(186e) Evaluating Polymer Stabilizer Performance Using Molecular Descriptors and Machine Learning on a Small Dataset

Liu, A. - Presenter, Georgia Tech
Venkatesh, R., Georgia Institute of Technology
McBride, M., Georgia Tech
Grover, M., Georgia Tech
Mining experimental data from the literature is an important exercise for informing future experimental studies, even if available data is sparse. However, extracting insights from small materials datasets, such as those within research papers and patents, is inherently challenging due to high complexity, high dimensionality, and heterogeneous reporting across sources. This case study presents a situation where judicious molecular representation, feature importance, and physicochemical interpretation were integrated to extract machine learning insights on a small dataset. Here, experimental data from a single patent was analyzed to learn from the small molecule additives that were most effective in mitigating the degradation of poly(ethylene terephthalate) (PET).
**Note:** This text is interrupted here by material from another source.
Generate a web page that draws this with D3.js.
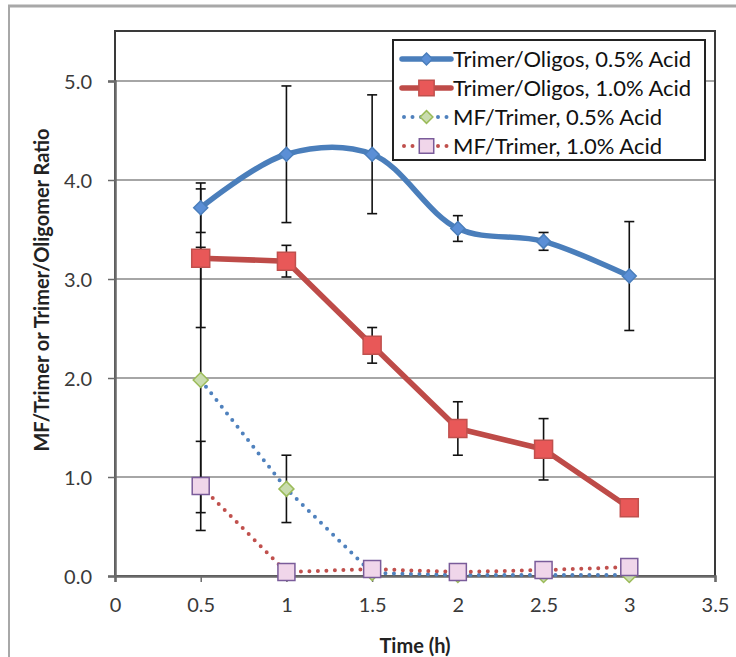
<!DOCTYPE html>
<html><head><meta charset="utf-8">
<script src="https://cdn.jsdelivr.net/npm/d3@7/dist/d3.min.js"></script>
<style>body{margin:0;background:#fff;} svg{display:block;}</style>
</head><body>
<script>
const time = [0.5, 1, 1.5, 2, 2.5, 3];
const trimerOligos05 = [3.72, 4.26, 4.26, 3.51, 3.38, 3.03];
const trimerOligos05Err = [0.25, 0.69, 0.60, 0.13, 0.09, 0.55];
const trimerOligos10 = [3.21, 3.18, 2.33, 1.49, 1.28, 0.69];
const trimerOligos10Err = [0.70, 0.16, 0.18, 0.27, 0.31, 0.0];
const mfTrimer05 = [1.98, 0.88, 0.03, 0.01, 0.01, 0.01];
const mfTrimer05Err = [1.34, 0.34, 0, 0, 0, 0];
const mfTrimer10 = [0.91, 0.04, 0.07, 0.04, 0.06, 0.09];
const mfTrimer10Err = [0.45, 0, 0, 0, 0, 0];
const xTicks = [0, 0.5, 1, 1.5, 2, 2.5, 3, 3.5];
const yTicks = [0, 1, 2, 3, 4, 5];
const seriesNames = ["Trimer/Oligos, 0.5% Acid", "Trimer/Oligos, 1.0% Acid", "MF/Trimer, 0.5% Acid", "MF/Trimer, 1.0% Acid"];

const W = 736, H = 657;
const M = {left: 115, right: 715, top: 31, bottom: 576};
const svg = d3.select("body").append("svg").attr("width", W).attr("height", H);
const font = "Lato, 'Open Sans', sans-serif";

// outer frame
svg.append("line").attr("x1", 8).attr("x2", W).attr("y1", 6).attr("y2", 6).attr("stroke", "#a8a8a8").attr("stroke-width", 3);
svg.append("line").attr("x1", 9).attr("x2", 9).attr("y1", 6).attr("y2", H).attr("stroke", "#a8a8a8").attr("stroke-width", 2);

const x = d3.scaleLinear().domain([0, 3.5]).range([M.left, M.right]);
const y = d3.scaleLinear().domain([0, 5]).range([M.bottom, M.bottom - 5 * 99]);

// gridlines
svg.append("g").selectAll("line").data(yTicks.filter(d => d > 0)).join("line")
  .attr("x1", M.left).attr("x2", M.right).attr("y1", d => y(d)).attr("y2", d => y(d))
  .attr("stroke", "#a6a6a6").attr("stroke-width", 2);

// plot border
svg.append("rect").attr("x", M.left).attr("y", M.top).attr("width", M.right - M.left).attr("height", M.bottom - M.top)
  .attr("fill", "none").attr("stroke", "#3a3a3a").attr("stroke-width", 2);

// axes
const xAxis = svg.append("g").attr("transform", `translate(0,${M.bottom})`)
  .call(d3.axisBottom(x).tickValues(xTicks).tickFormat(d3.format("")).tickSize(6).tickPadding(16));
const yAxis = svg.append("g").attr("transform", `translate(${M.left},0)`)
  .call(d3.axisLeft(y).tickValues(yTicks).tickFormat(d3.format(".1f")).tickSize(7).tickPadding(16));
[xAxis, yAxis].forEach(a => {
  a.select(".domain").attr("stroke", "#6a6a6a").attr("stroke-width", 2.5);
  a.selectAll(".tick line").attr("stroke", "#6a6a6a").attr("stroke-width", 1.5);
  a.selectAll("text").attr("font-family", font).attr("font-size", 20).attr("fill", "#3a3a3a");
});
yAxis.selectAll("text").attr("dy", "0.38em");

// axis titles
svg.append("text").attr("x", 415).attr("y", 653).attr("text-anchor", "middle")
  .attr("font-family", font).attr("font-weight", "bold").attr("font-size", 20).attr("fill", "#222").text("Time (h)");
svg.append("text").attr("transform", `translate(49,290) rotate(-90)`).attr("text-anchor", "middle")
  .attr("font-family", font).attr("font-weight", "bold").attr("font-size", 20).attr("fill", "#222")
  .text("MF/Trimer or Trimer/Oligomer Ratio");

const series = [
  {vals: trimerOligos05, err: trimerOligos05Err, color: "#4a7ebb", width: 5.5, dash: null, curve: d3.curveCatmullRom.alpha(0.5), marker: "diamond", fill: "#5b8fd6", mstroke: "#4a7ebb", size: 14},
  {vals: trimerOligos10, err: trimerOligos10Err, color: "#be4b48", width: 5.5, dash: null, curve: d3.curveLinear, marker: "square", fill: "#e85858", mstroke: "#c0504d", size: 18},
  {vals: mfTrimer05, err: mfTrimer05Err, color: "#4f81bd", width: 4, dash: "0 8.5", curve: d3.curveLinear, marker: "diamond", fill: "#c9dcae", mstroke: "#9bbb59", size: 15},
  {vals: mfTrimer10, err: mfTrimer10Err, color: "#c0504d", width: 4, dash: "0 8.5", curve: d3.curveLinear, marker: "square", fill: "#f0d6ea", mstroke: "#7a5c9a", size: 17},
];

function markerPath(type, s) {
  const h = s / 2;
  if (type === "diamond") return `M0,${-h}L${h},0L0,${h}L${-h},0Z`;
  return `M${-h},${-h}H${h}V${h}H${-h}Z`;
}

// error bars
const eb = svg.append("g");
series.forEach(s => {
  s.vals.forEach((v, i) => {
    const e = s.err[i];
    if (!e) return;
    const cx = x(time[i]);
    eb.append("line").attr("x1", cx).attr("x2", cx).attr("y1", y(v - e)).attr("y2", y(v + e)).attr("stroke", "#111").attr("stroke-width", 1.6);
    [v - e, v + e].forEach(t => eb.append("line").attr("x1", cx - 5).attr("x2", cx + 5).attr("y1", y(t)).attr("y2", y(t)).attr("stroke", "#111").attr("stroke-width", 1.6));
  });
});

// lines & markers (dotted series first, then solid)
const order = [2, 3, 0, 1];
order.forEach(k => {
  const s = series[k];
  const line = d3.line().x((d, i) => x(time[i])).y(d => y(d)).curve(s.curve);
  const p = svg.append("path").datum(s.vals).attr("d", line).attr("fill", "none")
    .attr("stroke", s.color).attr("stroke-width", s.width).attr("stroke-linecap", "round").attr("stroke-linejoin", "round");
  if (s.dash) p.attr("stroke-dasharray", s.dash);
});
order.forEach(k => {
  const s = series[k];
  svg.append("g").selectAll("path").data(s.vals).join("path")
    .attr("transform", (d, i) => `translate(${x(time[i])},${y(d)})`)
    .attr("d", markerPath(s.marker, s.size)).attr("fill", s.fill).attr("stroke", s.mstroke).attr("stroke-width", 1.5);
});

// legend
const L = {x: 393, y: 40, w: 312, h: 120};
const lg = svg.append("g");
lg.append("rect").attr("x", L.x).attr("y", L.y).attr("width", L.w).attr("height", L.h).attr("fill", "#fff").attr("stroke", "#222").attr("stroke-width", 2);
series.forEach((s, k) => {
  const ry = L.y + 19 + k * 29;
  const x0 = L.x + 9, x1 = L.x + 58;
  const ln = lg.append("line").attr("x1", x0).attr("x2", x1).attr("y1", ry).attr("y2", ry)
    .attr("stroke", s.color).attr("stroke-width", s.width).attr("stroke-linecap", "round");
  if (s.dash) ln.attr("stroke-dasharray", s.dash).attr("x1", x0 + 2);
  lg.append("path").attr("transform", `translate(${(x0 + x1) / 2},${ry})`).attr("d", markerPath(s.marker, s.size * 0.85))
    .attr("fill", s.fill).attr("stroke", s.mstroke).attr("stroke-width", 1.5);
  lg.append("text").attr("x", x1 + 2).attr("y", ry).attr("dy", "0.36em").attr("font-family", font).attr("font-size", 22)
    .attr("fill", "#111").text(seriesNames[k]);
});
</script>
</body></html>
MACCS-166 and alvaDesc molecular descriptors were calculated for the dataset of 39 additive candidates to yield two sets of 166 and 1875 different features, respectively. Performing k­-means clustering using these molecular descriptors revealed evidence that performance differences were sensitive to variations in molecular structure. To pinpoint the features responsible for improved performance, a supervised reduced design region approach was applied to analyze descriptors both individually and in multiple dimensions to determine effectiveness in a binary classification of high and low performance. Not only were the most influential descriptors justifiable with respect to degradation chemistry, but also the selected features successfully trained random forest models with good cross validated performance. In comparing molecular descriptor approaches, we find that judicious interpretation of underlying physicochemical behavior is indispensable in validating the effectiveness of small data machine learning, especially for prioritizing experimental work toward a richer dataset.